SER PRECAVIDOS Y PREVENIDOS
¿Sirve de algo tener un buen automóvil si el depósito de combustible está vacío? ¿Merece la pena poseer una gran casa si, en su interior, no se respira felicidad? ¿Para qué la apariencia si, por dentro, estamos rotos o malhumorados, tristes o apesadumbrados por el ritmo atropellado que llevamos en el día a día?
¿Necios o sensatos? ¿Previsores o descuidados? ¿Sensatos o imprudentes en nuestra esperanza en Dios? El cristiano de hoy, además de encontrarse acosado por el relativismo, el camino fácil o las noches oscuras (que de vez en cuando invaden la lucidez de la fe) se encuentra enfrentado a otro problema añadido: el sueño espiritual.

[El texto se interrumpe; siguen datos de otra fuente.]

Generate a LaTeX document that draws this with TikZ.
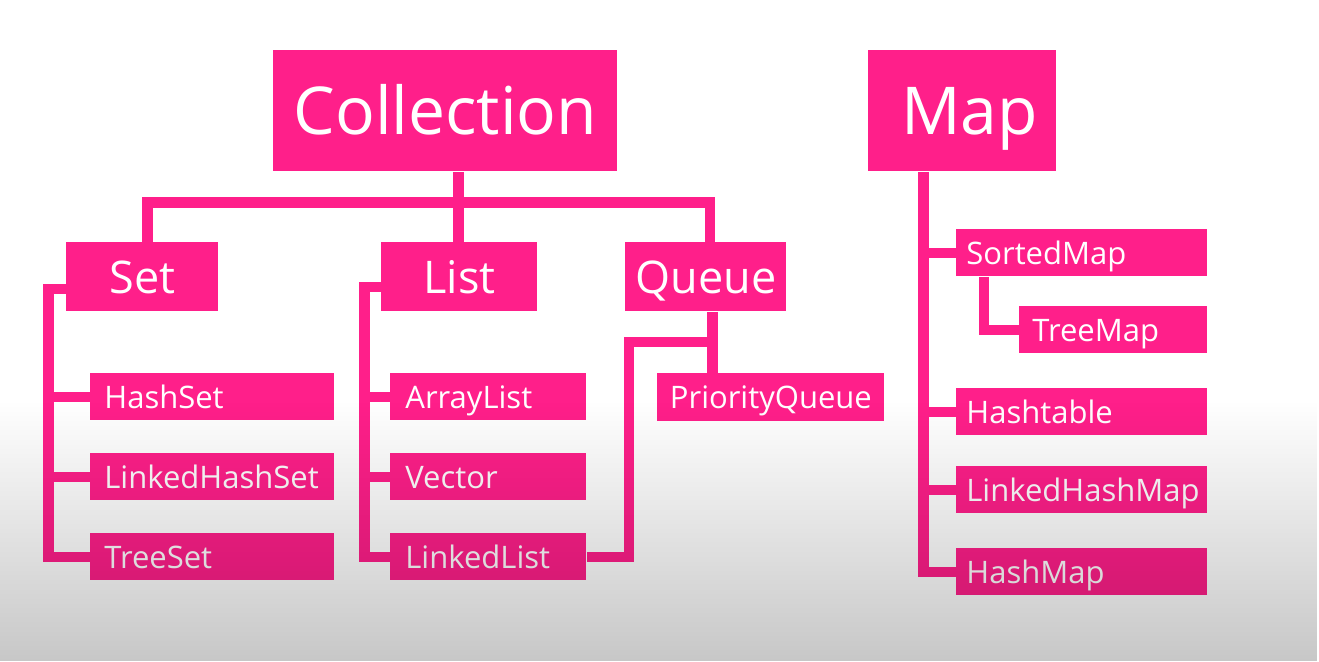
\documentclass[tikz,border=0pt]{standalone}
\usepackage{fontspec}
\setmainfont{Open Sans}
\usetikzlibrary{fadings}
\definecolor{hotpink}{RGB}{255,31,138}
\tikzfading[name=fadedown, top color=transparent!100, bottom color=transparent!0]
\hyphenpenalty=10000
\newcommand{\leaffont}{\fontsize{15.5pt}{15.5pt}\selectfont}
\tikzset{
  box/.style={fill=hotpink, text=white, anchor=north west, inner ysep=0pt},
  head/.style={box, font=\fontsize{33pt}{33pt}\selectfont, minimum height=60.5pt, minimum width=#1,
    text height=23.6pt, text depth=-3pt},
  sub/.style={box, font=\fontsize{22.5pt}{22.5pt}\selectfont, minimum height=34.5pt, minimum width=#1,
    text height=16.1pt, text depth=-1.5pt},
  leaf/.style={box, font=\leaffont, minimum height=23.5pt, align=left, text width=#1,
    text height=11.1pt, text depth=-2pt},
  link/.style={hotpink, line width=5.25pt},
}
\begin{document}
\begin{tikzpicture}[x=0.5pt,y=-0.5pt]
\useasboundingbox (0,0) rectangle (1319,661);
\fill[white] (0,0) rectangle (1319,661);

% roots
\node[head=172pt] (coll) at (273,50) {Collection};
\node[head=94pt, text width=80pt, align=center, inner xsep=4pt, xshift=0pt] (map) at (868,50) {\hspace*{7pt}Map};

% second level
\node[sub=76pt] (set) at (66,242) {Set};
\node[sub=78pt] (list) at (381,242) {List};
\node[sub=80.5pt] (queue) at (625,242) {Queue};

% set, list, queue leaves
\node[leaf=108pt, inner xsep=7pt] (hashset) at (90,373) {HashSet};
\node[leaf=108pt, inner xsep=7pt] (lhashset) at (90,453) {LinkedHashSet};
\node[leaf=108pt, inner xsep=7pt] (treeset) at (90,533) {TreeSet};
\node[leaf=83pt, inner xsep=7.5pt] (arraylist) at (390,373) {ArrayList};
\node[leaf=83pt, inner xsep=7.5pt] (vector) at (390,453) {Vector};
\node[leaf=83pt, inner xsep=7.5pt] (linkedlist) at (390,533) {LinkedList};
\node[box, font=\leaffont, minimum height=24pt, minimum width=113.5pt,
  text height=11.1pt, text depth=-2pt] (pqueue) at (657,373) {PriorityQueue};

% map leaves
\node[leaf=115.5pt, inner xsep=5pt] (sortedmap) at (956,229) {SortedMap};
\node[leaf=81pt, inner xsep=6.5pt] (treemap) at (1019,306) {TreeMap};
\node[leaf=115.5pt, inner xsep=5pt] (hashtable) at (956,388) {Hashtable};
\node[leaf=115.5pt, inner xsep=5pt] (lhashmap) at (956,466) {LinkedHashMap};
\node[leaf=115.5pt, inner xsep=5pt] (hashmap) at (956,548) {HashMap};

% collection branches
\draw[link] ([xshift=6.5pt]coll.south) -- ([xshift=6.5pt]coll.south |- list.north);
\draw[link] ([xshift=2.5pt]set.north) -- ++(0,-39.5) -| ([xshift=2pt]queue.north);

% set
\draw[link] ([yshift=-6pt]set.west) -- ++(-17.5,0) coordinate (sT) |- (treeset.west);
\foreach \n in {hashset,lhashset}
  \draw[link] (\n.west) -- (\n.west -| sT);

% list
\draw[link] ([yshift=-5pt]list.west) -- ++(-16.5,0) coordinate (lT) |- (linkedlist.west);
\foreach \n in {arraylist,vector}
  \draw[link] (\n.west) -- (\n.west -| lT);

% queue
\draw[link] ([xshift=3.25pt]queue.south) -- ([xshift=3.25pt]queue.south |- pqueue.north);
\draw[link] (linkedlist.east) -- ++(42,0) |- ([xshift=3.25pt,yshift=-15pt]queue.south);

% map
\draw[link] ([xshift=-19.5pt]map.south) coordinate (mT) |- (hashmap.west);
\foreach \n in {sortedmap,hashtable,lhashmap}
  \draw[link] (\n.west) -- (\n.west -| mT);
\draw[link] ([xshift=14pt]sortedmap.south west) |- (treemap.west);

% grey shade at the bottom
\fill[black, fill opacity=0.22, path fading=fadedown] (0,400) rectangle (1319,661);
\end{tikzpicture}
\end{document}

-Cristianos que, dormidos en los laureles, se preocupan poco o nada en la formación de su fe.
¿Cómo es tu fe?
¿Sabes decir algo de ella, de sus postulados, de las grandes verdades que profesas?
La somnolencia afecta a un buen número de creyentes: se conforman, nos satisfacemos con tener las lámparas bajo mínimos…y, cuando esas lámparas, las tenemos que contrastar a las razones que nos dan los poderosos del mundo, a menudo, tambalean y pueden llegar a apagarse.
-Cristianos que, dormidos en el pasado, creen que la lámpara de la fe sólo puede mantenerse encendida con historias del ayer. Son los que, más que sueño, tienen añoranza. Y, la añoranza, no es buena para la Nueva Evangelización de la que tanto y tan bien nos habla el Papa Benedicto XVI.
Del pasado hemos sacado muchas lecciones pero, ahora, nos toca estar despiertos para dar cara al futuro. ¿Cómo? Testimonio explícito e implícito del católico en la sociedad. Proponiendo lo elemental y esencial de nuestra fe cristiana.
-Cristianos que, contagiados por el sueño de los demás, han dejado de alimentar la lámpara de su fe con la oración, la escucha de la Palabra, el amor a la Iglesia o la presencia real, afectiva, efectiva y comprometida en la Eucaristía. Han dejado morir (como dice la segunda lectura de este domingo) la esperanza.
¿Resultado? Una vida sin referencia a Dios, sin el aceite del Señor, es difícil que sea cristiana. Posiblemente se desplomará en el puro humanismo; caerá en un recuerdo vago y simple de Aquel al que, un buen día, dijimos conocer, amar o creer.
¡Cuánto tarda el Señor en venir! Desde los albores del cristianismo, la comunidad creyente, no hacemos sino exclamar mirando al cielo: ¡VEN, SEÑOR, JESUS! ¡ANHELAMOS TU VENIDA! ¡NO TARDES!
¿Necesita el mundo el retorno definitivo de Jesús? ¿No nos estará concediendo una tregua, una prolongación del tiempo de juego para que, los necios, puedan encender sus lámparas y para que, los más sensatos, las reaviven con el fuego de la verdad, de la justicia, el amor o el perdón? Es fácil creer en momentos intensos. En aquellos instantes donde, como Santo Tomás, vemos a Jesús tan cerca que nos parece estar tocándolo con nuestro dedo, el Bautismo de un hijo, la Ordenación Sacerdotal, las Jornadas Mundiales de la Juventud, la muerte de un ser querido que nos ha dejado profunda huella, unos ejercicios espirituales…
Pero, luego, viene la hora de la verdad: perseverar.
3.- Como humanos somos más proclives a llegar y besar que, pacientemente, saber esperar. ¿Añoramos a Cristo con todo nuestro corazón? ¿Qué lámparas se encuentran apagadas o encendidas en nuestras manos? -¿La esperanza o la desilusión? -¿El testimonio o la pereza? -¿La humildad o la vehemencia? -¿El sueño o la vigilancia?
Aprender un idioma cuesta años y, aguardar a que el Señor venga, nos exige –por lo menos- fe, paciencia y sabiduría. Demos tiempo al Señor. No permitamos que, los vientos del postmodernismo (que nos tiene acostumbrados a los frutos inmediatos) asfixie algo que tanto en el mundo necesitamos y que es un bien escaso: la esperanza.